Si la fidélisation du public du MCU s'éparpille entre le salon et les salles obscures, il reste à la fameuse franchise de renouveler ses enjeux, d'étendre son univers et de rassembler des diverses communautés. Ce dernier point a toujours été un facteur déterminant, soulignant un manque de discernement dans son envol cinématographique. Cela n'est pas près de changer, bien que l'on puisse noter une brève amélioration dans le semblant d'adrénaline que l'on souhaite nous vendre. Malheureusement, Destin Daniel Cretton n'en aura pas assez sous la main ni sur son objectif, afin de rendre cette énième origin story mémorable et digérable. C’est enfin la première incursion dans du neuf depuis la première génération des Avengers et on s’amuse à refaire le monde, avec tous ces easter-eggs, à présent délivrés sous forme d’un fil rouge discret.
Il y avait donc un peu d’espoir pour celui qui s’est révélé avec « States Of Grace » et « Le Château de Verre », mais nous sommes loin de ces communautés dysfonctionnelles et de l’émotion qu’elles pouvaient générer. Sous le format et l’élan de la musique pop, le héros n’est qu’un enfant en errance dans un San Francisco formel la journée et en roue libre le soir.
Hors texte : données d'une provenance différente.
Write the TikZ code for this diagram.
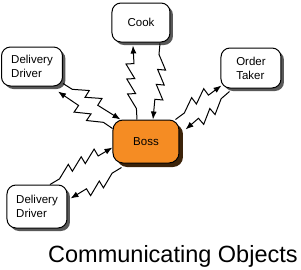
\documentclass[tikz,border=0pt]{standalone}
\usepackage{fontspec}
\setmainfont{Liberation Sans}
\usetikzlibrary{decorations.pathmorphing,arrows.meta,shadows}
\definecolor{bossorange}{RGB}{245,140,35}
\definecolor{bossshadow}{RGB}{60,35,10}
\begin{document}
\begin{tikzpicture}[x=1pt,y=-1pt,
  obj/.style={draw=black,line width=1pt,rounded corners=9pt,fill=white,inner sep=0pt,
    align=left,font=\fontsize{11.5}{14}\selectfont,
    drop shadow={shadow xshift=3pt,shadow yshift=-3pt,fill=black!65,opacity=1}},
  bossbox/.style={draw=black,line width=1pt,rounded corners=10pt,
    fill=bossorange,inner sep=0pt,font=\fontsize{11.5}{14}\selectfont,
    drop shadow={shadow xshift=4pt,shadow yshift=-4pt,fill=bossshadow,opacity=1}},
  bolt/.style={decorate,decoration={saw,segment length=15pt,amplitude=8pt,pre length=11pt,post length=13pt},
    -{Latex[length=8pt,width=6pt]},line width=1pt,draw=black}]
\useasboundingbox (0,0) rectangle (301,269);
\node[obj,minimum width=58pt,minimum height=39pt] (cook) at (141,22.5) {Cook};
\node[obj,minimum width=61pt,minimum height=39pt] (dd1) at (32,66.5) {Delivery\\Driver};
\node[obj,minimum width=60pt,minimum height=40pt] (ot) at (251,68) {Order\\Taker};
\node[bossbox,minimum width=66pt,minimum height=43pt] (boss) at (146,141.5) {Boss};
\node[obj,minimum width=60pt,minimum height=43pt] (dd2) at (37,206.5) {Delivery\\Driver};
\node[font=\fontsize{23.5}{28}\selectfont,anchor=base west,inner sep=0pt] (title) at (48,262) {Communicating Objects};
\draw[bolt] ([yshift=3pt]dd1.south east) -- ([xshift=8pt]boss.north west);
\draw[bolt] ([yshift=13pt]boss.west) -- ([xshift=-5pt,yshift=-5pt]dd1.south east);
\draw[bolt] ([xshift=-9pt]boss.north) -- ([xshift=-8pt,yshift=-3pt]cook.south);
\draw[bolt] ([xshift=19pt,yshift=-1pt]cook.south) -- ([xshift=7pt]boss.north);
\draw[bolt] ([xshift=-4pt]boss.north east) -- ([xshift=1pt,yshift=3pt]ot.south west);
\draw[bolt] ([xshift=9pt,yshift=-3pt]ot.south west) -- ([xshift=6pt,yshift=-10pt]boss.north east);
\draw[bolt] ([xshift=13pt]dd2.north) -- ([yshift=-6pt]boss.west);
\draw[bolt] ([xshift=9pt,yshift=-4pt]boss.south west) -- ([xshift=3pt,yshift=8pt]dd2.east);
\end{tikzpicture}
\end{document}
C’est exactement de cette manière que le reste du récit sera construit, par bride de cette fantaisie à moitié assumée. Simu Liu donne pourtant une certaine présence à son personnage, mutilé par le passé de sa famille. À coup de flash-backs qui en fait son développement personnel, ce dernier évolue avec Katy, campée par une Awkwafina dans un excès d’euphorie. Ce qui consiste à concilier deux cultures et deux visions de la Chine à travers l’expatrié et la sino-américaine. Mais l’on ne dépassera jamais ces intentions, faute d’humour décapant et une approche plus ténébreuse, qui entrent constamment en collision. Il n’y a donc pas d’harmonie, chacun fera ce qui lui plaît de son côté.
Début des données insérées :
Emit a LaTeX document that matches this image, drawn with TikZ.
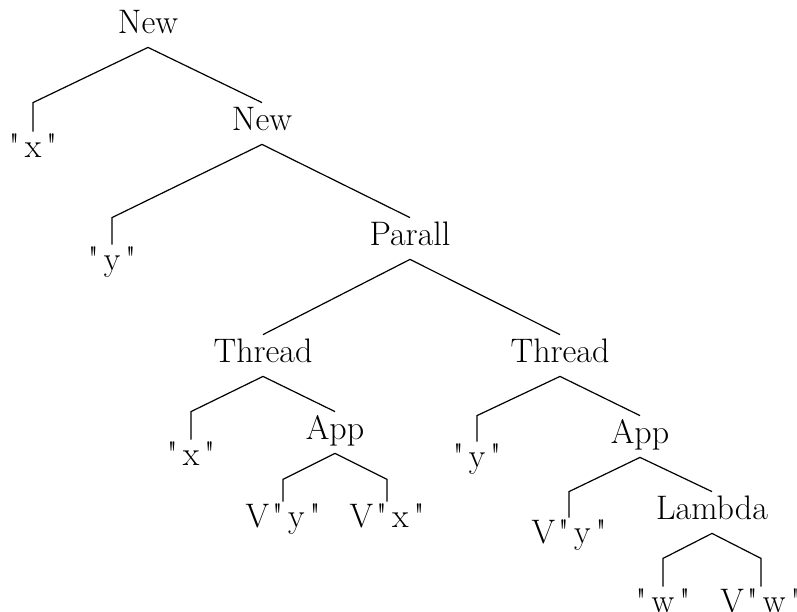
\documentclass[tikz,border=0pt]{standalone}
\usetikzlibrary{calc}
% quoted string with the loose spacing of the printed labels
\newcommand{\qq}[1]{\textquotedbl\kern2.5pt#1\kern2.5pt\textquotedbl}
\newcommand{\vq}[1]{V\kern1.5pt\qq{#1}}
\begin{document}
\begin{tikzpicture}[x=0.5pt,y=-0.5pt,
  every node/.style={font=\fontsize{17}{20}\selectfont, anchor=base,
    text height=10.5pt, text depth=4pt, inner xsep=2pt, inner ysep=3pt},
  leaf/.style={text height=9.5pt},
  edge/.style={draw=black, line width=0.6pt, line join=miter}]
\useasboundingbox (0,0) rectangle (797,611);
\clip (0,0) rectangle (797,611);

% inner nodes
\node (n0)  at (148,33)  {New};
\node (n1)  at (262,130) {New};
\node (par) at (410,245) {Parall};
\node (t1)  at (263,362) {Thread};
\node (a1)  at (335,439) {App};
\node (t2)  at (560,362) {Thread};
\node (a2)  at (640,443) {App};
\node (lam) at (712,519) {Lambda};

% leaves
\node[leaf] (l0) at (33,157)  {\qq{x}};
\node[leaf] (l1) at (112,270) {\qq{y}};
\node[leaf] (l2) at (191,465) {\qq{x}};
\node[leaf] (l3) at (283,527) {\vq{y}};
\node[leaf] (l4) at (387,527) {\vq{x}};
\node[leaf] (l5) at (477,467) {\qq{y}};
\node[leaf] (l6) at (569,543) {\vq{y}};
\node[leaf] (l7) at (663,612) {\qq{w}};
\node[leaf] (l8) at (761,612) {\vq{w}};

% levels where the branches of leaf-only parents bend
\coordinate (a1L)  at ($(a1.south)+(0,26)$);
\coordinate (lamL) at ($(lam.south)+(0,25)$);

% branches
\draw[edge] (n0.south) -- (l0.north |- n1.north) -- (l0.north);
\draw[edge] (n0.south) -- (n1.north);

\draw[edge] (n1.south) -- (l1.north |- par.north) -- (l1.north);
\draw[edge] (n1.south) -- (par.north);

\draw[edge] (par.south) -- (t1.north);
\draw[edge] (par.south) -- (t2.north);

\draw[edge] (t1.south) -- (l2.north |- a1.north) -- (l2.north);
\draw[edge] (t1.south) -- (a1.north);

\draw[edge] (a1.south) -- (l3.north |- a1L) -- (l3.north);
\draw[edge] (a1.south) -- (l4.north |- a1L) -- (l4.north);

\draw[edge] (t2.south) -- (l5.north |- a2.north) -- (l5.north);
\draw[edge] (t2.south) -- (a2.north);

\draw[edge] (a2.south) -- (l6.north |- lam.north) -- (l6.north);
\draw[edge] (a2.south) -- (lam.north);

\draw[edge] (lam.south) -- (l7.north |- lamL) -- (l7.north);
\draw[edge] (lam.south) -- (l8.north |- lamL) -- (l8.north);
\end{tikzpicture}
\end{document}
Le réalisateur en fait donc de même, sans savoir où il souhaite en venir dans sa structure, qui existe uniquement dans ses scènes explosives. De ce fait, le film ne cesse de s’étirer en son centre, jusqu’à atteindre une durée absurde pour le peu qu’il nous ait à conter. Le reste est noyé dans un amas référencé à « Tigre & Dragon », Tsui Hark et autres Zhang Yimou. Dans ces conditions, hybrider le blockbuster hollywoodien à ces marques déposées a de quoi irriter. Si l’hommage peut sembler satisfaisant au premier abord, le tout est reçu comme une lettre à la poste, sans chaleur ni âme. Et pourtant, ce n’est pas faute d’avoir débauché Tony Leung Chiu-Wai dans le rôle du Mandarin. On joue sur l’ambiguïté de son humanité, mais ce sera rapidement désamorcé par la mécanique de l’intrigue. De même, Michelle Yeoh et Benedict Wong ne sont présents que pour certifier une authenticité, qui n’est que vantée au lieu d’être appréciée. La quête de l’enfant perdu ne trouvera donc pas la résonnance souhaitée, au même titre que les valeurs de sa famille, diluées dans une lourdeur que l’on ne peut plus tolérer.
Le projet de séduire le marché asiatique, chinois notamment, ne fait que ramasser un handicap après l'autre, à travers un hommage culturel, travesti en un gros gâteau empoisonné. Et quand bien même l'on réussisse à rendre quelques scènes d'action inventives et audacieuses, les limites techniques se distinguent davantage. Entre deux rencontres titanesques, la finition des effets visuels est négligée et flirte avec le téléfilm de luxe. Par manque de temps, Hollywood a longtemps adopté cette démarche commerciale, où le respect de l'agenda empiète sur la fibre artistique. Elle reste cependant rentable, jusqu'à ce qu'on s'en lasse ou qu'on finisse par ne proposer que ce même menu à la vitrine. « Shang-Chi et la Légende des Dix Anneaux » tente malgré tout de se dresser face à ses obstacles, en vain, comme nombreux héros et héroïnes avant lui.